We used the libraries to build a compilation toolchain that can take HLSL source code (using various DX 2019 features including compute shaders), compile it to SPIRV, optimize the said SPIRV, and convert the resulting SPIRV to MSL (Metal Shading Language). It replaces our previous toolchain that could only use DX9 HLSL source as an input and had various correctness issues for complicated shaders.

It is somewhat ironic that Apple didn’t have anything to do with this, but here we are. Huge thanks to the contributors and maintainers of glslang , spirv-opt and SPIRV-Cross . We have contributed a set of patches to these libraries to help us ship the new toolchain as well, and use it to retarget our shaders to Vulkan, Metal and OpenGL APIs.

macOS support

macOS port was always a possibility but was a big focus for us until we started missing some features and decided that we should invest into Metal on macOS to get faster renderer and unlock some future projects.

From the implementation perspective, this wasn’t very hard at all. Most of the API is exactly the same; other than window management, the only area that required substantial tweaks was memory allocation. On mobile, there’s a shared memory space for buffers and textures whereas on desktop, the API assumes a dedicated GPU with its own video memory.

It’s possible to quickly work around that by using managed resources, where the Metal runtime takes care of copying the data for you.
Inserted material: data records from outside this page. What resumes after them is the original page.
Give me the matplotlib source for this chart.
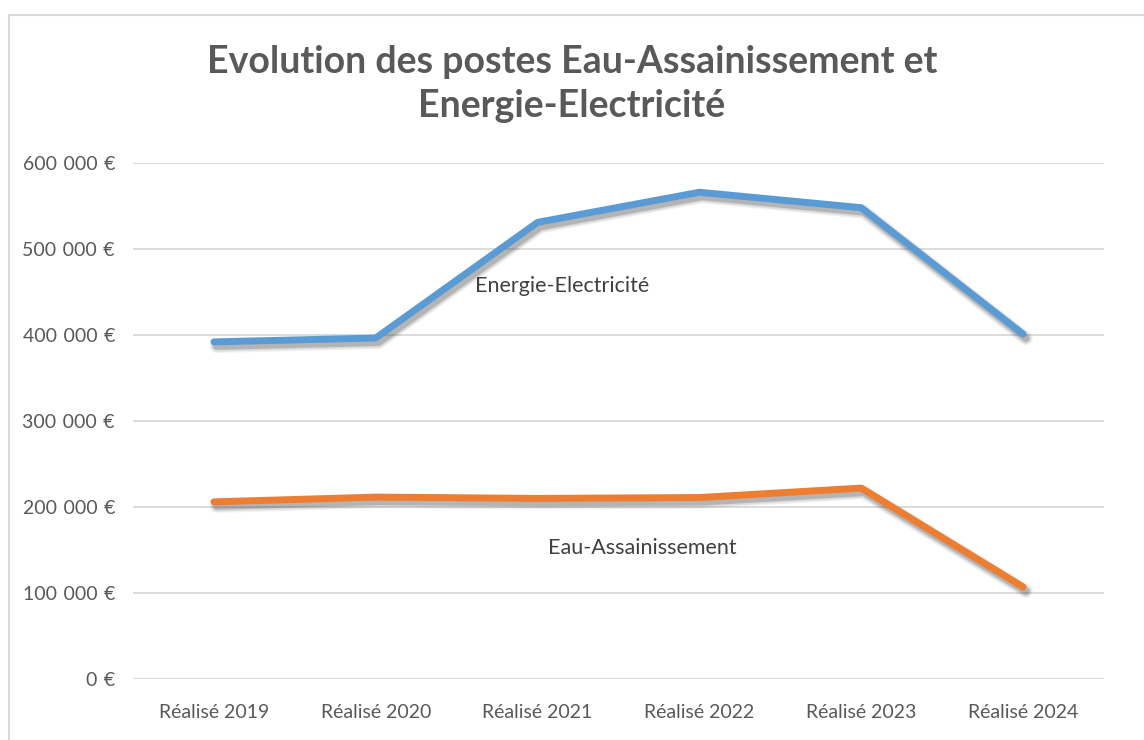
import matplotlib

matplotlib.use("Agg")
import matplotlib.pyplot as plt
import matplotlib.patheffects as pe
from matplotlib.patches import Rectangle
from matplotlib.ticker import FuncFormatter

plt.rcParams["font.family"] = ["Lato", "DejaVu Sans"]

categories = ["Réalisé 2019", "Réalisé 2020", "Réalisé 2021",
              "Réalisé 2022", "Réalisé 2023", "Réalisé 2024"]
energie = [392000, 396500, 531000, 566000, 548000, 401000]
eau = [206000, 211500, 210000, 211000, 222000, 107000]
yticks = [0, 100000, 200000, 300000, 400000, 500000, 600000]

TEXT = "#595959"
fig = plt.figure(figsize=(11.44, 7.40), dpi=100)
ax = fig.add_axes([133 / 1144, 1 - 679 / 740, (1104 - 133) / 1144, (679 - 163) / 740])

# chart area border like the Excel frame
fig.patches.append(Rectangle((9 / 1144, -0.01), 1.2, 1 - 15 / 740 + 0.01,
                             transform=fig.transFigure, fill=False,
                             edgecolor="#D9D9D9", lw=1.5))

x = list(range(len(categories)))
# soft blurred drop shadow, Excel style
shadow = [pe.SimpleLineShadow(offset=(2, -3), shadow_color="#404040", alpha=0.07, linewidth=10),
          pe.SimpleLineShadow(offset=(2, -3), shadow_color="#404040", alpha=0.12, linewidth=8),
          pe.SimpleLineShadow(offset=(2, -3), shadow_color="#404040", alpha=0.25, linewidth=5.5),
          pe.Normal()]
ax.plot(x, energie, color="#5B9BD5", lw=5, solid_capstyle="round",
        solid_joinstyle="round", path_effects=shadow, zorder=3)
ax.plot(x, eau, color="#ED7D31", lw=5, solid_capstyle="round",
        solid_joinstyle="round", path_effects=shadow, zorder=3)

ax.text(2.15, 457000, "Energie-Electricité", fontsize=15.5, color="#404040",
        ha="center", va="center")
ax.text(2.65, 152000, "Eau-Assainissement", fontsize=15.5, color="#404040",
        ha="center", va="center")

ax.set_xlim(-0.5, len(categories) - 0.5)
ax.set_ylim(0, 600000)
ax.set_yticks(yticks)
ax.yaxis.set_major_formatter(
    FuncFormatter(lambda v, _: f"{int(v):,}\u2004€".replace(",", "\u2004")))
ax.set_xticks(x)
ax.set_xticklabels(categories)
ax.tick_params(axis="both", length=0, labelsize=14, labelcolor=TEXT)
ax.tick_params(axis="y", pad=13)
ax.tick_params(axis="x", pad=18)
ax.grid(axis="y", color="#D9D9D9", lw=1.3)
ax.set_axisbelow(True)
for s in ax.spines.values():
    s.set_visible(False)

fig.text(0.5, 1 - 62 / 740, "Evolution des postes Eau-Assainissement et",
         ha="center", va="center", fontsize=27, fontweight="bold", color=TEXT)
fig.text(0.5, 1 - 106 / 740, "Energie-Electricité",
         ha="center", va="center", fontsize=27, fontweight="bold", color=TEXT)

fig.savefig("out.png", dpi=100)
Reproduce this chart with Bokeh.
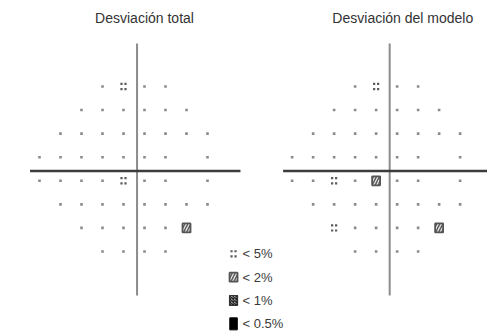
from bokeh.plotting import figure
from bokeh.models import Range1d
from bokeh.embed import file_html
from bokeh.resources import INLINE
from bokeh.core.properties import value

# ---- data ----
# 24-2 grid: columns present in each row (row 1 = top); blind spot excluded
field_rows = [
    [4, 5, 6, 7],
    [3, 4, 5, 6, 7, 8],
    [2, 3, 4, 5, 6, 7, 8, 9],
    [1, 2, 3, 4, 5, 6, 7, 9],
    [1, 2, 3, 4, 5, 6, 7, 9],
    [2, 3, 4, 5, 6, 7, 8, 9],
    [3, 4, 5, 6, 7, 8],
    [4, 5, 6, 7],
]
# probability level: 0 normal, 1 <5%, 2 <2%, 3 <1%, 4 <0.5%
total_dev = [
    [0, 1, 0, 0],
    [0, 0, 0, 0, 0, 0],
    [0, 0, 0, 0, 0, 0, 0, 0],
    [0, 0, 0, 0, 0, 0, 0, 0],
    [0, 0, 0, 0, 1, 0, 0, 0],
    [0, 0, 0, 0, 0, 0, 0, 0],
    [0, 0, 0, 0, 0, 2],
    [0, 0, 0, 0],
]
pattern_dev = [
    [0, 1, 0, 0],
    [0, 0, 0, 0, 0, 0],
    [0, 0, 0, 0, 0, 0, 0, 0],
    [0, 0, 0, 0, 0, 0, 0, 0],
    [0, 0, 1, 0, 2, 0, 0, 0],
    [0, 0, 0, 0, 0, 0, 0, 0],
    [1, 0, 0, 0, 0, 2],
    [0, 0, 0, 0],
]
titles = ["Desviación total", "Desviación del modelo"]
legend_levels = [1, 2, 3, 4]
legend_labels = ["< 5%", "< 2%", "< 1%", "< 0.5%"]

# ---- geometry (grid units) ----
PX_X = 21.0      # px per column
PX_Y = 23.57     # px per row
W, H = 487, 336
x_lo = 1 - 39 / PX_X
y_top = 1 - 86 / PX_Y
p = figure(width=W, height=H, output_backend="svg", toolbar_location=None,
           x_range=Range1d(x_lo, x_lo + W / PX_X),
           y_range=Range1d(y_top + H / PX_Y, y_top),
           x_axis_type=None, y_axis_type=None, min_border=0)
p.grid.visible = False
p.outline_line_color = None
p.background_fill_color = "white"
p.border_fill_color = "white"

offsets = [0.0, 12.03]
axis_x = 5.645
axis_y = 4.585
h_extent = [(0.55, 10.57), (12.6, 23.5)]
v_extent = (-0.82, 9.87)
title_x = [6.0, 18.3]
title_y = -1.915

def draw_symbols(xs, ys, lv):
    n = [(x, y) for x, y, l in zip(xs, ys, lv) if l == 0]
    f5 = [(x, y) for x, y, l in zip(xs, ys, lv) if l == 1]
    f2 = [(x, y) for x, y, l in zip(xs, ys, lv) if l == 2]
    f1 = [(x, y) for x, y, l in zip(xs, ys, lv) if l == 3]
    f05 = [(x, y) for x, y, l in zip(xs, ys, lv) if l == 4]
    if n:
        p.scatter([a for a, b in n], [b for a, b in n], marker="square",
                  size=2.6, color="#8a8a8a", line_color=None)
    if f5:
        dx, dy = 2.0 / PX_X, 2.6 / PX_Y
        qx, qy = [], []
        for a, b in f5:
            for sx in (-1, 1):
                for sy in (-1, 1):
                    qx.append(a + sx * dx)
                    qy.append(b + sy * dy)
        p.scatter(qx, qy, marker="square", size=2.2, color="#5a5a5a", line_color=None)
    if f2:
        p.rect([a for a, b in f2], [b for a, b in f2], width=8, height=9,
               width_units="screen", height_units="screen",
               fill_color="#e2e2e2", line_color="#555555", line_width=1.8,
               hatch_pattern="/", hatch_color="#555555", hatch_scale=6, hatch_weight=1.4)
    if f1:
        p.rect([a for a, b in f1], [b for a, b in f1], width=8, height=10,
               width_units="screen", height_units="screen",
               fill_color="#9a9a9a", line_color="#333333", line_width=1.2,
               hatch_pattern="x", hatch_color="#222222", hatch_scale=3, hatch_weight=1.3)
    if f05:
        p.rect([a for a, b in f05], [b for a, b in f05], width=7.5, height=12,
               width_units="screen", height_units="screen",
               fill_color="black", line_color="black")

for k, levels in enumerate([total_dev, pattern_dev]):
    off = offsets[k]
    xs, ys, lv = [], [], []
    for r, (cols, lev) in enumerate(zip(field_rows, levels), start=1):
        for c, l in zip(cols, lev):
            xs.append(c + off)
            ys.append(r)
            lv.append(l)
    # axes cross
    p.segment(x0=[axis_x + off], y0=[v_extent[0]], x1=[axis_x + off], y1=[v_extent[1]],
              line_color="#8c8c8c", line_width=2)
    p.segment(x0=[h_extent[k][0]], y0=[axis_y], x1=[h_extent[k][1]], y1=[axis_y],
              line_color="#3c3c3c", line_width=2.4)
    draw_symbols(xs, ys, lv)

p.text(x=title_x, y=[title_y] * 2, text=titles, text_font=value("Liberation Sans"),
       text_font_size="14px", text_align="center", text_baseline="middle",
       text_color="#333333")

# legend
leg_x = 10.24
leg_y = [8.1 + i * 0.99 for i in range(len(legend_levels))]
draw_symbols([leg_x] * len(legend_levels), leg_y, legend_levels)
p.text(x=[leg_x + 0.43] * len(legend_labels), y=leg_y, text=legend_labels,
       text_font=value("Liberation Sans"), text_font_size="13px",
       text_align="left", text_baseline="middle", text_color="#3a3a3a")

open("out.html", "w").write(file_html(p, INLINE))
This is how we shipped our first version, but we later reworked the implementation to more explicitly copy resource data using scratch buffers so that we could minimize the system memory overhead.

The biggest difference between macOS and iOS was stability. On iOS we were dealing with just one driver vendor on one architecture, whereas on macOS we had to support all three vendors (Intel, AMD, NVidia). Additionally, on iOS we – luckily! – skipped the first version of iOS where Metal was available, iOS 8, and on macOS this was not practical because we would get too few users to use Metal at the time. Because of the combination of these issues, we have hit many more driver issues in both relatively innocuous and relatively obscure areas of the API on macOS.

We still support all versions of macOS Metal (11 ), although we started removing support and switching to legacy OpenGL backend for some versions with known shader compiler bugs that are hard for us to work around, eg on . we now require macOS 10. 823 6 for Metal to work.

The performance benefits were in line with our expectations; in terms of market share, today we are at ~ 25% OpenGL and ~ % Metal users on macOS platform, which is a pretty healthy split. This means that at some point in the future it may be practical for us to stop supporting desktop OpenGL at all, as no other platforms we support use it, which is great in terms of being able to focus on APIs that are easier to handle and get good performance with.

Iterating on performance and memory consumption

We are historically pretty conservative with the graphics API features that we use, and Metal is no exception. There are several big feature updates that Metal has acquired over the years, including improved resource allocation APIs with explicit heaps, tile shaders with Metal 2, argument buffers and GPU-side command generation, etc.

We mostly don’t use any of the newer features – so far, the performance has been reasonable, and we’d like to focus on improvements that apply across the board, so something like tile shaders, that requires us to implement very special support for it throughout the renderer and is only accessible on newer hardware, is less interesting.

Having said that, we spent some amount of time tuning various parts of the backend to just run

faster – using completely asynchronous texture uploads to reduce stuttering during level loads, which was completely painless, doing the aforementioned memory optimizations on macOS, optimizing CPU dispatch in various places of the backend by reducing cache misses etc., and – one of the only newer features we have explicit support for – using memoryless texture storage when available to significantly reduce the memory required for our new shadow system.

Overall, the fact that we did not have to spend too much time on Metal improvements is actually a good thing – the code that was written 3 years ago, largely speaking, works and is fast and stable, which is a great sign of a mature API. Porting to Metal was a great investment, given the amount of time it took and the continuous benefits it gives us and our users.

We constantly reevaluate the balance between the amount of work we do for different APIs – it is very likely that we will need to dive deeper into more modern parts of Metal API for some of the future rendering projects; if it does happen, there’s probably going to be another post about this!